You have the power to make yourself happier.
That’s what we learned from 13 scientific studies that discovered small changes we can all make to improve our outlook on life.
From writing down the good parts of your day to simply smiling, here are a few proactive steps you can take towards becoming a happier you.
Spending money on other people instead of yourself makes you feel happier, a study published in 'Psychological Bulletin' found.
The study concluded that 'the happiest people were the biggest givers, no matter what they earned.' They always felt better donating to charities and giving to others than splurging on themselves.
University of Pennsylvania professor Martin Seligman (as well as multiple other independent studies) proved that people who wrote down three good things that happened to them every night were significantly happier than the control group.
They don't even have to be important: Your crush smiling at you or your spouse remembering to buy your favourite dessert count, too.
Anticipating happiness actually makes you happy.
Studies have shown that it's human nature to forestall an enjoyable event. Looking forward to a nice dinner or eating all of your Halloween candy is part of the fun.
Researchers from the University of Sussex showed that exposing yourself to the colour blue sent 'self confidence soaring, cut stress, and boosts happiness.'
The study found that when people saw blue, their brain waves showed increased happiness.
According to The Daily Mail, our love for blue comes from our ancestors 'linking the colour of the afternoon and evening sky to the feeling of a day well spent, and the prospect of a good night's sleep.'
The psychologist Jonathan Freedman claims that people who set objectives for themselves -- whether it's short-term or long-term -- are happier than those who don't.
And the University of Wisconsin neuroscientist Richard Davidson found that working towards a goal won't just activate positive feelings, but also suppress negative emotions.
Dr. Deepak Chopra, author of The Ultimate Happiness Prescription: 7 Keys to Joy and Enlightenment, has said that maintaining neutrality is the best way to keep yourself happy.
'You can save 99 per cent of your psychological energy -- and feel happier -- if you can stop defending your point of view,
In a recent study, people who attended church regularly responded that they were happier and more satisfied with their lives than people who were not religious.

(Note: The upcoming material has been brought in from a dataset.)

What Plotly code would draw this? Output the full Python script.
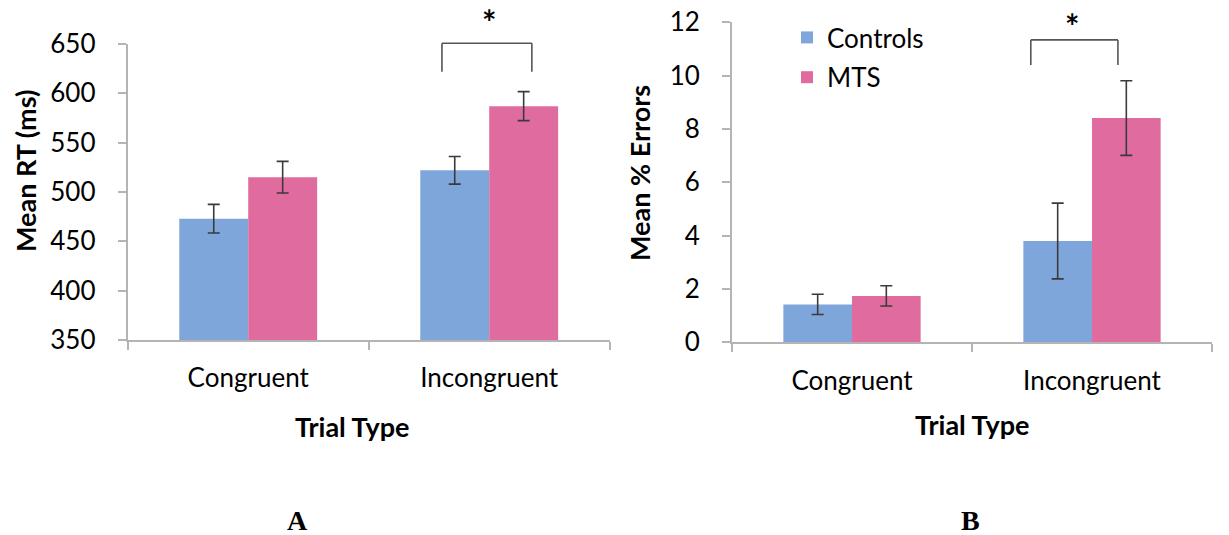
import plotly.graph_objects as go

categories = ["Congruent", "Incongruent"]
series_names = ["Controls", "MTS"]

rt_controls = [473, 522]
rt_controls_err = [14.5, 14]
rt_mts = [515, 587]
rt_mts_err = [16, 14.7]

err_controls = [1.42, 3.80]
err_controls_err = [0.38, 1.42]
err_mts = [1.74, 8.41]
err_mts_err = [0.38, 1.40]

rt_ticks = [350, 400, 450, 500, 550, 600, 650]
err_ticks = [0, 2, 4, 6, 8, 10, 12]

BLUE = "#7FA6DA"
PINK = "#E06C9F"
AXC = "#B4B4B4"
ERRC = "#3A3A3A"
FONT = "Lato"

fig = go.Figure()

def add_bars(vals, errs, name, color, xa, ya, show):
    fig.add_trace(go.Bar(
        x=categories, y=vals, name=name, marker=dict(color=color, line=dict(width=0)),
        error_y=dict(type="data", array=errs, color=ERRC, thickness=1.6, width=6),
        xaxis=xa, yaxis=ya, showlegend=show, legendgroup=name,
    ))

add_bars(rt_controls, rt_controls_err, series_names[0], BLUE, "x", "y", False)
add_bars(rt_mts, rt_mts_err, series_names[1], PINK, "x", "y", False)
add_bars(err_controls, err_controls_err, series_names[0], BLUE, "x2", "y2", True)
add_bars(err_mts, err_mts_err, series_names[1], PINK, "x2", "y2", True)

# the page body shifts the figure by 8px; positions below are in window pixels
OFF = 8
W, H = 1229, 535
def px(x):
    return (x - OFF) / W
def py(y):
    return 1 - (y - OFF) / H

xcommon = dict(type="category", range=[-0.5, 1.5], showline=True, linecolor=AXC, linewidth=2,
               ticks="outside", tickson="boundaries", ticklen=8, tickcolor=AXC, tickwidth=2,
               showgrid=False, zeroline=False, ticklabelstandoff=14, automargin=False,
               ticklabeloverflow="allow",
               tickfont=dict(family=FONT, size=26, color="#000"))
ycommon = dict(showline=True, linecolor=AXC, linewidth=2, ticks="outside", ticklen=8,
               tickcolor=AXC, tickwidth=2, showgrid=False, zeroline=False, ticklabelstandoff=17,
               automargin=False, ticklabeloverflow="allow",
               tickfont=dict(family=FONT, size=26, color="#000"))

fig.update_layout(
    template="none",
    width=W, height=H, margin=dict(l=0, r=0, t=0, b=0, pad=0, autoexpand=False),
    paper_bgcolor="white", plot_bgcolor="white",
    barmode="group", bargap=0.428, bargroupgap=0,
    xaxis=dict(domain=[px(127.7), px(609.7)], anchor="y", **xcommon),
    yaxis=dict(domain=[py(340), py(44)], anchor="x", range=[350, 650], tickvals=rt_ticks, **ycommon),
    xaxis2=dict(domain=[px(732), px(1212)], anchor="y2", **xcommon),
    yaxis2=dict(domain=[py(342.3), py(22.3)], anchor="x2", range=[0, 12], tickvals=err_ticks, **ycommon),
    legend=dict(x=px(787), y=py(14), xanchor="left", yanchor="top", bgcolor="rgba(0,0,0,0)",
                font=dict(family=FONT, size=26, color="#000"), tracegroupgap=3, itemwidth=30),
    showlegend=True,
)

# significance brackets
def bracket(xref, yref, x0, x1, ytop, ybot):
    for (a, b, c, d) in [(x0, ybot, x0, ytop), (x0, ytop, x1, ytop), (x1, ytop, x1, ybot)]:
        fig.add_shape(type="line", xref=xref, yref=yref, x0=a, y0=b, x1=c, y1=d,
                      line=dict(color="#555555", width=1.6))

bracket("x", "y domain", 0.804, 1.177, (650.7 - 350) / 300, (622 - 350) / 300)
bracket("x2", "y2 domain", 0.745, 1.108, 11.34 / 12, 10.4 / 12)

def note(x, y, text, font, xref="paper", angle=0):
    fig.add_annotation(x=x, y=y, xref=xref, yref="paper", text=text, textangle=angle,
                       showarrow=False, font=font, xanchor="center", yanchor="middle")

star_font = dict(family=FONT, size=34, color="#000")
note(1.0, py(22), "<b>*</b>", star_font, xref="x")
note(0.918, py(26), "<b>*</b>", star_font, xref="x2")

# axis titles
title_font = dict(family=FONT, size=27, color="#000")
note(px(25), py(171), "<b>Mean RT (ms)</b>", title_font, angle=-90)
note(px(352), py(426), "<b>Trial Type</b>", title_font)
note(px(640), py(173), "<b>Mean % Errors</b>", title_font, angle=-90)
note(px(972), py(424), "<b>Trial Type</b>", title_font)

# panel labels
panel_font = dict(family="Liberation Serif", size=28, color="#000")
note(px(297), py(520), "<b>A</b>", panel_font)
note(px(970), py(520), "<b>B</b>", panel_font)

fig.write_html("out.html")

Bruce Headey, an associate professor at the University of Melbourne, researched happiness among a group of people for 25 years, and found that people who went to church stayed thin, avoided worrying about their careers, and had emotionally stable partners.
Six hours and 15 minutes a night of un-interrupted sleep makes for the happiest people, a study commissioned by the British company Yeo Valley found.
The study asked adults ages 18 to 65 to rate their level of happiness on a scale of one to five. Those who slept around six hours and 15 minutes a night ranked the happiest.
From the same British study that found adults need to sleep at least six hours to be happy, the happiest respondents were also found to commute just 20 minutes to work.
The length of your commute even affects your health and fitness.
Adults who said they had 10 good friends were happier than those who could count five or less close friends, research from Nottingham University found.
And it seemed the 'more the merrier' really did apply. The more friends one had, the happier he or she seemed.
The study concluded that we should nourish our friendships to help enrich our own personal happiness.
It may seem like a lot of work, but acting happy when you're actually sad can actually make you feel better.
Several studies have shown that just the act of smiling can cause people to experience happy feelings.
Our relationships with our significant others have a large effect on our happiness.
People in relationships were generally found to be happier than other people, and spouses have the highest sense of well-being whether they are happily married or not, according to a study from Cornell University.
The stronger the commitment, the happier the people in the relationship were.